In algebraic geometry, two important classes of algebraic group arise, that for the most part are studied separately. The general definition of algebraic group is the expected one: a group in the category of algebraic varieties; or, more simply, a group with operations that are described by polynomials over a field K.

It is usual to separate out the theories of abelian varieties (the 'projective' theory) from that of the linear algebraic group (the 'affine' theory). There are certainly examples that are neither one nor the other - these occur for example in the modern theory of integrals of the second and third kinds such as the Weierstrass zeta-function. But according to a basic theorem the general algebraic group is a semidirect product of an abelian variety with a linear algebraic group.

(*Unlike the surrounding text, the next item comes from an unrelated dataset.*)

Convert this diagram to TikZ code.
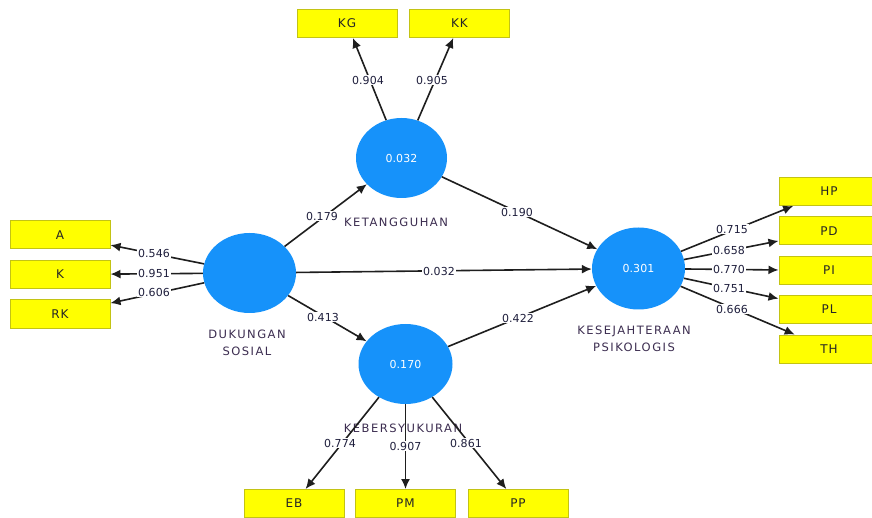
\documentclass[tikz,border=0pt]{standalone}
\usepackage{fontspec}
\setmainfont{DejaVu Sans}
\newfontfamily\latfont[LetterSpace=13]{DejaVu Sans}
\newfontfamily\numfont[LetterSpace=1]{DejaVu Sans}
\newfontfamily\boxfont[LetterSpace=8]{DejaVu Sans}
\usetikzlibrary{arrows.meta,shapes.geometric}
\definecolor{lvblue}{RGB}{22,146,250}
\definecolor{boxyellow}{RGB}{255,255,0}
\definecolor{boxborder}{RGB}{195,195,20}
\definecolor{linecol}{RGB}{30,30,30}
\definecolor{numdark}{RGB}{30,30,60}
\definecolor{namecol}{RGB}{60,45,80}
\tikzset{
  lv/.style={ellipse, fill=lvblue, minimum width=93pt, minimum height=80pt, inner sep=0pt,
    text=white, font=\numfont\fontsize{11}{13}\selectfont},
  ind/.style={rectangle, fill=boxyellow, draw=boxborder, line width=1pt, minimum width=100pt,
    minimum height=28pt, inner sep=0pt, font=\boxfont\fontsize{12}{14}\selectfont, text=black!85},
  coef/.style={fill=white, inner sep=1pt, font=\numfont\fontsize{11}{13}\selectfont, text=numdark},
  lvname/.style={font=\latfont\fontsize{11.5}{17.5}\selectfont, text=namecol, align=center, inner sep=0pt},
  arr/.style={draw=linecol, line width=1.6pt, -{Latex[length=10pt,width=9pt]}}
}
\begin{document}
\begin{tikzpicture}[x=1pt,y=-1pt]
\clip (0,0) rectangle (872,518);
\fill[white] (0,0) rectangle (872,518);
% latent variables
\node[lv, minimum width=93pt, minimum height=80pt] (ds) at (249.5,273) {};
\node[lv, minimum width=91pt, minimum height=80pt] (ket) at (401.5,158) {0.032};
\node[lv, minimum width=93pt, minimum height=82pt] (kes) at (638.5,268.5) {0.301};
\node[lv, minimum width=94pt, minimum height=80pt] (keb) at (405.5,364) {0.170};
% latent names
\node[lvname] (nds) at (247,343) {DUKUNGAN\\SOSIAL};
\node[lvname] (nket) at (396,222) {KETANGGUHAN};
\node[lvname] (nkes) at (634,339) {KESEJAHTERAAN\\PSIKOLOGIS};
\node[lvname] (nkeb) at (403,428) {KEBERSYUKURAN};
% indicators
\node[ind] (KG) at (347,23.5) {KG};
\node[ind] (KK) at (459.5,23.5) {KK};
\node[ind] (A) at (60,235) {A};
\node[ind] (K) at (60,274.5) {K};
\node[ind] (RK) at (60,314) {RK};
\node[ind] (HP) at (829,191.5) {HP};
\node[ind] (PD) at (829,231) {PD};
\node[ind] (PI) at (829,270.5) {PI};
\node[ind] (PL) at (829,309.5) {PL};
\node[ind] (TH) at (829,349) {TH};
\node[ind] (EB) at (294,503.5) {EB};
\node[ind] (PM) at (405.5,503.5) {PM};
\node[ind] (PP) at (518,503.5) {PP};
% connectors
\draw[arr] (ket) -- (KG);
\draw[arr] (ket) -- (KK);
\draw[arr] (ds) -- (A);
\draw[arr] (ds) -- (K);
\draw[arr] (ds) -- (RK);
\draw[arr] (kes) -- (HP);
\draw[arr] (kes) -- (PD);
\draw[arr] (kes) -- (PI);
\draw[arr] (kes) -- (PL);
\draw[arr] (kes) -- (TH);
\draw[arr] (keb) -- (EB);
\draw[arr] (keb) -- (PM);
\draw[arr] (keb) -- (PP);
\draw[arr] (ds) -- (ket);
\draw[arr] (ds) -- (kes);
\draw[arr] (ds) -- (keb);
\draw[arr] (ket) -- (kes);
\draw[arr] (keb) -- (kes);
% coefficients
\node[coef] (c1) at (322,216) {0.179};
\node[coef] (c2) at (517,212) {0.190};
\node[coef] (c3) at (439,271) {0.032};
\node[coef] (c4) at (323,317) {0.413};
\node[coef] (c5) at (518,318) {0.422};
\node[coef] (c6) at (368,80) {0.904};
\node[coef] (c7) at (432,80) {0.905};
\node[coef] (c8) at (154,253) {0.546};
\node[coef] (c9) at (154,273.5) {0.951};
\node[coef] (c10) at (154,292) {0.606};
\node[coef] (c11) at (732,229) {0.715};
\node[coef] (c12) at (729,250) {0.658};
\node[coef] (c13) at (729,269) {0.770};
\node[coef] (c14) at (729,288) {0.751};
\node[coef] (c15) at (732,309) {0.666};
\node[coef] (c16) at (340,443) {0.774};
\node[coef] (c17) at (405.5,446) {0.907};
\node[coef] (c18) at (466,443) {0.861};
\end{tikzpicture}
\end{document}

According to another basic theorem, any group in the category of affine varieties has a faithful linear representation: we can consider it to be a matrix group over K, defined by polynomials over K and with group operation simply matrix multiplication. For that reason a concept of affine algebraic group is redundant over a field - we may as well use a very concrete definition. Note that this means that algebraic group is narrower than Lie group, when working over the field of real numbers: there are examples such as the universal cover of the 2x2 special linear group that are Lie groups, but have no faithful linear representation.

When one wants to work over a base ring R (commutative), there is the group scheme concept: that is, a group object in the category of schemess over R. Affine group scheme is the concept dual to a type of Hopf algebra. There is quite a refined theory of group schemes, that enters for example in the contemporary theory of abelian varieties.